Tennessee Titans offensive tackle Andre Dillard put forth a nightmare performance in Sunday’s disappointing 27-3 defeat to the Cleveland Browns. Dillard was to blame for the majority of Cleveland’s 5.0 sacks of Titans quarterback Ryan Tannehill. Dillard certainly appeared at fault for Myles Garrett’s 3.5 sack performance, one of which included a forced fumble drive-killer after the Titans took over in Browns territory.
Heading into Sunday’s contest versus the Browns, Pro Football Focus had already credited Dillard with allowing 3.0 sacks, tied for the most among all qualifying NFL tackles. Dillard’s nine pressures surrendered was tied for fourth-most among tackles. The numbers will look significantly worse when updated. Dillard should now be tagged for 6.0 sacks at minimum.
Titans general manager Ran Carthon made a risky gamble when signing Dillard to a three-year contract worth $29 million in the offseason. Dillard was tasked with replacing cap-casualty Taylor Lewan, and Dennis Daley, who put forth worst-in-the-league performances at left tackle throughout the 2022 campaign.

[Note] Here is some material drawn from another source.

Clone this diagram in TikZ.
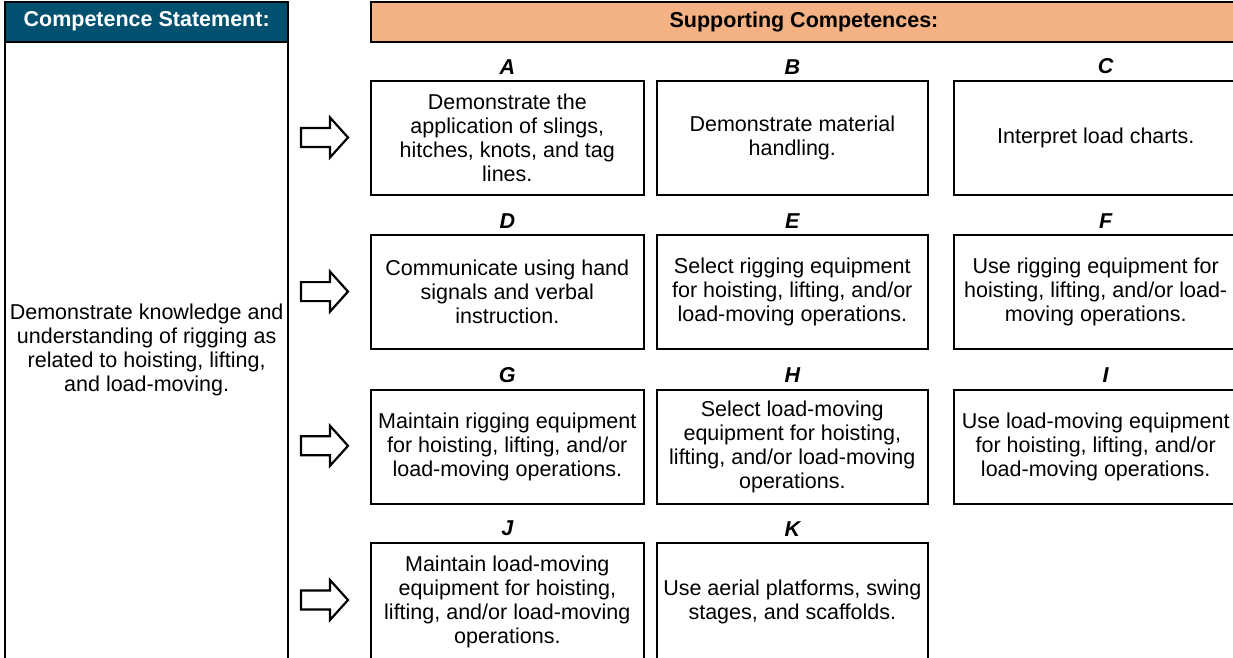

Through three contests, Dillard perhaps hasn’t been as negatively impactful as Daley on a snap-by-snap basis, but that doesn’t necessarily matter. Dillard certainly hasn’t provided the desired upgrade, nor is he living up to his average annual salary of $9.66 million. The Titans appeared to have whiffed on left tackle.
What comes next?
The Titans could release Dillard at the conclusion of the campaign. A pre-June-1 release would create $7.7 million in dead cap while creating nearly $3 million in savings, per Spotrac. The savings are fairly minimal, but the dead cap is manageable for a Titans squad that’s currently projected to possess an abundance of cap space in the summer.
That’s a long-term play. What now?
The Titans could consider benching Dillard. They probably should, but I’m hesitant to believe they will. Although yanking an underperforming Xavier Newman-Johnson through two series’ last weekend offers hope, the Titans have significantly more invested in Dillard’s success. And we all remember how long it took before they even considered replacing Daley last season.
If Dillard were to be benched, what are the options? I’ve seen Peter Skoronski’s name mentioned on Twitter. The first-rounder out of Northwestern has missed consecutive games after undergoing a procedure. Skoronski could be ready to return in Week 4 versus the Cincinnati Bengals.
Skoronski was an all-pro tackle at Northwestern, but was always expected to kick inside to guard at the next level. Skoronski possesses historically short arms to play the tackle position, although it never hampered his collegiate performances. Perhaps desperation will force the Titans to reconsider, but if they believed their premium No. 11 overall selection was capable of playing a valuable position like tackle, he should’ve received that opportunity from the get-go, regardless of Dillard’s short-term investment.
I’d be surprised if the Titans kicked Skoronski outside now. An alternative choice is Dillon Radunz, who is currently playing left guard in Skoronski’s absence. The Titans have consistently treated Radunz like a guard despite him, like Skoronski, playing tackle in college. The difference is Radunz’s arm length is acceptable for the position, and the Titans momentarily placed him there last season in place of Daley. Radunz unfortunately tore his ACL almost immediately.
Tennessee’s gamble on Dillard is backfiring. Will the Titans consider replacing their struggling left tackle? Or will it be Daley-level stubbornness all over again? Time will tell.